How Filter and Function Execute

Filter Filters execute inside the feed runtime process using an embedded V8 engine. They can be written in JavaScript only for now. Your code is compiled once together with an internal wrapper plus the bundled ethers library. The wrapper locks down the sandbox (removes eval, freezes prototypes, no console output) and bridges data by JSON: the runtime serializes the incoming payload, calls your exported main, and deserializes the return value. Returning undefined or empty JSON means “no output” and the message is dropped. Each execution is wrapped in the runtime execution timeout (default 5 seconds); overruns surface as a timeout error. Filters run on every ingested message before anything else, keeping latency low and guaranteeing that only matching payloads flow forward. Function The function is optional and runs after the filter. When you add a function, the runtime deploys your code to Fission (Kubernetes-based serverless) using a small wrapper per language/runtime. Deployment happens at feed publish/test time: code is packaged with the wrapper, pushed as a Fission package/function, and exposed via an HTTP trigger. The runtime waits for Kubernetes plus HTTP readiness before marking the function usable. At runtime the filtered payload is sent over HTTP to the function.

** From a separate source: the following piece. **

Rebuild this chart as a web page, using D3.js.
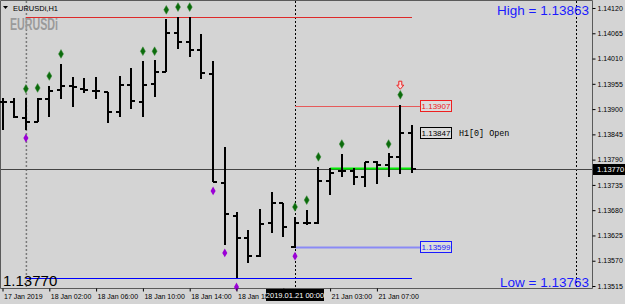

The wrapper verifies request shape, responds to health pings, ensures main exists, invokes it with the JSON body, and returns JSON output. HTTP errors or thrown exceptions are surfaced with metadata so the system can determine whether a failure happened in the function or earlier in the filter. If no function is present, the filter output is delivered directly to outputs; if a function is present, its return value becomes the final payload.

Common Use Cases

  • Event alerts on protocol activity (liquidity shifts, governance votes, bridge flows).
  • Targeted monitoring on specific contracts or token lists with threshold-based triggers.
  • Monitoring interactions with specified contracts or deposits/withdrawals on specific accounts.
  • Transformations before sending to automation pipelines.
  • And more - any on-chain condition you can express in code can ship as a feed.